EXERCISE GOAL:
Pull out all lines from the listing below in which the word "this" appears.

SUPPLIED MATERIAL:

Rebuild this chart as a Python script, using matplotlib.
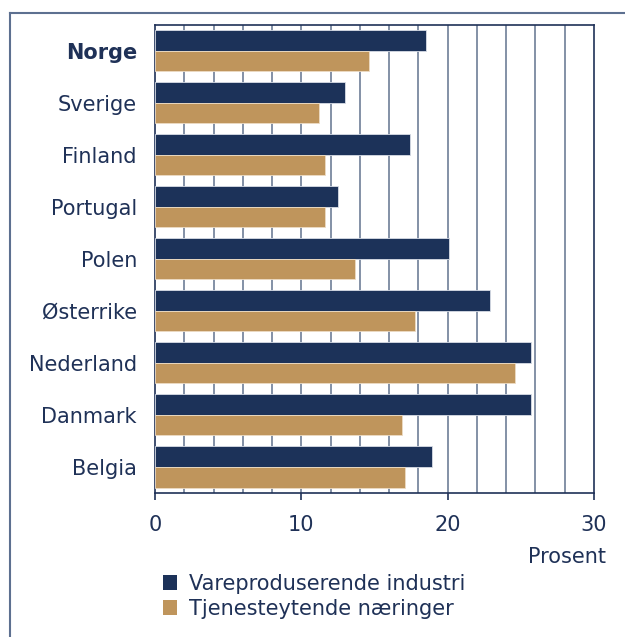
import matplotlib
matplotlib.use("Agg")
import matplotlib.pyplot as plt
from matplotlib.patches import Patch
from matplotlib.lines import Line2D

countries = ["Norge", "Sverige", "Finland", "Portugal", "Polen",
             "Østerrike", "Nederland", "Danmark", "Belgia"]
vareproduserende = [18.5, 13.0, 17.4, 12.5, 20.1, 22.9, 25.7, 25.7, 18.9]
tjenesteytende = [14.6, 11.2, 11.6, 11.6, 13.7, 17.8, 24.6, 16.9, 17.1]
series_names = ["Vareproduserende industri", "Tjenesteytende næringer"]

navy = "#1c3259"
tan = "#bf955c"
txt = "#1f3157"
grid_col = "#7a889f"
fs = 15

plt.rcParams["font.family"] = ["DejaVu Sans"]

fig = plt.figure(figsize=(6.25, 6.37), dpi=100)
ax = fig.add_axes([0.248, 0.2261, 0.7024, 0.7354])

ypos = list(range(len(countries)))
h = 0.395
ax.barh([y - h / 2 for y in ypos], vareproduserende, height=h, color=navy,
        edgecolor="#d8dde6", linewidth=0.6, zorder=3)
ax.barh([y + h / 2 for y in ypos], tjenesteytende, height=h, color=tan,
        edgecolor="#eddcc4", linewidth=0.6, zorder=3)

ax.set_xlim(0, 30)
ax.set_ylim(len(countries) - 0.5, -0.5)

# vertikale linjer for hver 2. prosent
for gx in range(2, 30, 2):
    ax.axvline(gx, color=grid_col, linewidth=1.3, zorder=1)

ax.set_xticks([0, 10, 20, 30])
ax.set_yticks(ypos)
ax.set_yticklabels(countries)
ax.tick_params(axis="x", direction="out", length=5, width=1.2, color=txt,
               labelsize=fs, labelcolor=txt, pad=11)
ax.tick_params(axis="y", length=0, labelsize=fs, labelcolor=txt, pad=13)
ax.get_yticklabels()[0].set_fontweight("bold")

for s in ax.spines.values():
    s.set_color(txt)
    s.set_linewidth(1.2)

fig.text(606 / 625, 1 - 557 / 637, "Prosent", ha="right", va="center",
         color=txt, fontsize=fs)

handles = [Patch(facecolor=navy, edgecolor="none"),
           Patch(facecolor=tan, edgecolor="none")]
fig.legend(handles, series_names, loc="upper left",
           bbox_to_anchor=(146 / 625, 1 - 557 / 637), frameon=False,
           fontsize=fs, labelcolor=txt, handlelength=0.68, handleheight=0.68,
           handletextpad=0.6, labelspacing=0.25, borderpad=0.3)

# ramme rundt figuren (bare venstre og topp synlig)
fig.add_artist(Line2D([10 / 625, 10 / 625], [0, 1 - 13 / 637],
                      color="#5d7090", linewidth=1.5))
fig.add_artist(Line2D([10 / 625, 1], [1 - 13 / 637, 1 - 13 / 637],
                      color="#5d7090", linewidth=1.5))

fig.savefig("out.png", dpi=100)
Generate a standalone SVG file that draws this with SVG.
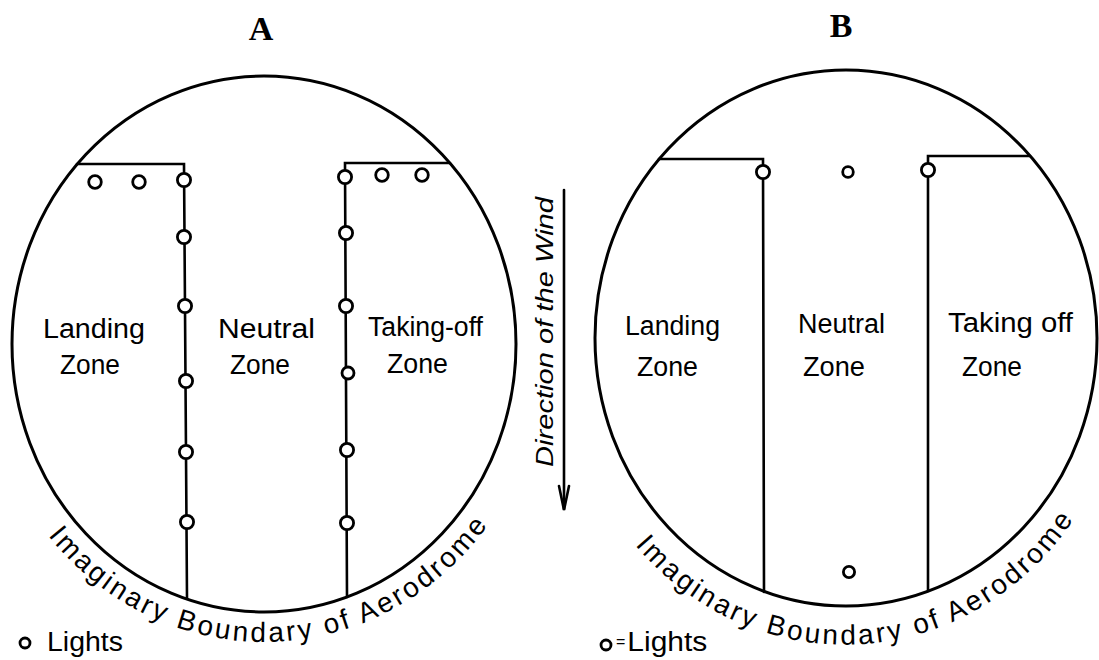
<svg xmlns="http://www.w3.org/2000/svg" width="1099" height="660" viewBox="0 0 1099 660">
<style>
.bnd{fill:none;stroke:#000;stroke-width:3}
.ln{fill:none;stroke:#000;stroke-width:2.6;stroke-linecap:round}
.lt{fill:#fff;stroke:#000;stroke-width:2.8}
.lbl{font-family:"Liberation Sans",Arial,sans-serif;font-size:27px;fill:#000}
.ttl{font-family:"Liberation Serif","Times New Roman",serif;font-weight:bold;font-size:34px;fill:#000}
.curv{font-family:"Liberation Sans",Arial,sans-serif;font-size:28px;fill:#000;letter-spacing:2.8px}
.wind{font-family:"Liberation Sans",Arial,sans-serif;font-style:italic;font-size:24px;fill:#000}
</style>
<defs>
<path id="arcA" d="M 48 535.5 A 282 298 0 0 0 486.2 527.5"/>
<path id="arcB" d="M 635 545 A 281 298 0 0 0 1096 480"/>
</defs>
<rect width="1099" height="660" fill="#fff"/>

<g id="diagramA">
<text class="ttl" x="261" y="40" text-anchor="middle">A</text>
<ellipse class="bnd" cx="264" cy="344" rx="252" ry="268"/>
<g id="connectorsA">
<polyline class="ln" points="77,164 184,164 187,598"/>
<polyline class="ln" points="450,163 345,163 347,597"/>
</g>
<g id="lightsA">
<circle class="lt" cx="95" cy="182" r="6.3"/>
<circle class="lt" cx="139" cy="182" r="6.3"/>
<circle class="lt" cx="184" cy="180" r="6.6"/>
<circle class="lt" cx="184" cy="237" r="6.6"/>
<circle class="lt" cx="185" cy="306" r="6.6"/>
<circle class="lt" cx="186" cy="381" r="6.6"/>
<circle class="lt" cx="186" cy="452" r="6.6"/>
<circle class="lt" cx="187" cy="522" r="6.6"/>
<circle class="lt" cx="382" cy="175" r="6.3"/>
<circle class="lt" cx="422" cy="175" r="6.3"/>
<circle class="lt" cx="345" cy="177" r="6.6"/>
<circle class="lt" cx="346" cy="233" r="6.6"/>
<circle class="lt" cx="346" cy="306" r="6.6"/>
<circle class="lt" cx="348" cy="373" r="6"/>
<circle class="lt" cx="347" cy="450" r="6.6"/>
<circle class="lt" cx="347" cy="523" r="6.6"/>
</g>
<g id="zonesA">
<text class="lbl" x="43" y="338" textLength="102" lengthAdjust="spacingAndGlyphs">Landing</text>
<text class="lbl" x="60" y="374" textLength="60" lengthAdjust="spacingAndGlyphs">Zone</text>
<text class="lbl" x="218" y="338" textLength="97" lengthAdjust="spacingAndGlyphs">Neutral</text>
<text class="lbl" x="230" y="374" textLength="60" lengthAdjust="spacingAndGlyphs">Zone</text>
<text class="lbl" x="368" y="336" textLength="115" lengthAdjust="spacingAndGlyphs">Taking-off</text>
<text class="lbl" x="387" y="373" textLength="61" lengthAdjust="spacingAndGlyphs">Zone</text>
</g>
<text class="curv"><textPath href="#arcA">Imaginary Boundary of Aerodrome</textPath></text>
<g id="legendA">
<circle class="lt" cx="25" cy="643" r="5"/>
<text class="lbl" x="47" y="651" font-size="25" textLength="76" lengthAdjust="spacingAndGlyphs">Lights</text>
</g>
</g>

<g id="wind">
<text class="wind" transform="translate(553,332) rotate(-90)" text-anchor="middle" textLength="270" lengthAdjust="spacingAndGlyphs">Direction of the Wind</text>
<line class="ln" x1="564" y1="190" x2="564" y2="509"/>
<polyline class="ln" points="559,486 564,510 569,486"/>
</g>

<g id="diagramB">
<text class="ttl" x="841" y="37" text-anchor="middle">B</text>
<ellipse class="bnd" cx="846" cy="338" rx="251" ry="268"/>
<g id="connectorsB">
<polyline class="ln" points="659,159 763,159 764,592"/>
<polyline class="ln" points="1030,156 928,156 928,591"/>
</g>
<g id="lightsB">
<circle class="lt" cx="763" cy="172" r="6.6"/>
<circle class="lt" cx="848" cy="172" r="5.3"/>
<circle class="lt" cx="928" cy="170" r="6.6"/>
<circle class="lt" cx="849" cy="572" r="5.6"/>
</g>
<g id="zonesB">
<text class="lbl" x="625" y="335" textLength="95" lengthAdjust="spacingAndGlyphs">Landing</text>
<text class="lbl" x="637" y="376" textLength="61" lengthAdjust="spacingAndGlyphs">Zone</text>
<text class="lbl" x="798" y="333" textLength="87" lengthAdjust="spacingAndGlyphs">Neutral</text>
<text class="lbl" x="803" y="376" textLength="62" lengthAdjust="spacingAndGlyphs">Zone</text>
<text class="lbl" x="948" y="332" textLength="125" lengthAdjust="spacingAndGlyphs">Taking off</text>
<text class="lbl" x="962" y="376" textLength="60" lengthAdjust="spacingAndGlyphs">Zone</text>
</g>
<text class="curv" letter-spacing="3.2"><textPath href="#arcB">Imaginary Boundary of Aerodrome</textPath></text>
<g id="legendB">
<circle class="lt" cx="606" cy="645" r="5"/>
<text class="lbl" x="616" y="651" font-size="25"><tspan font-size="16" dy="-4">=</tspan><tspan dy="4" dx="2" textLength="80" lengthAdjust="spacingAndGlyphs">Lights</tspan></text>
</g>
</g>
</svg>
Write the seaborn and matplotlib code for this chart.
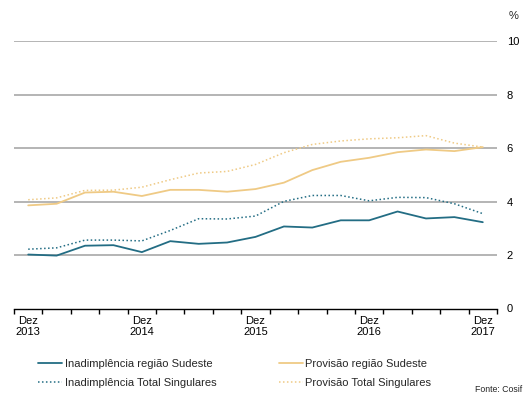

CORRECT ANSWER:
Rebuild this chart as a Python script, using matplotlib.
Generate a standalone SVG file that draws this with SVG.
Write the seaborn and matplotlib code for this chart.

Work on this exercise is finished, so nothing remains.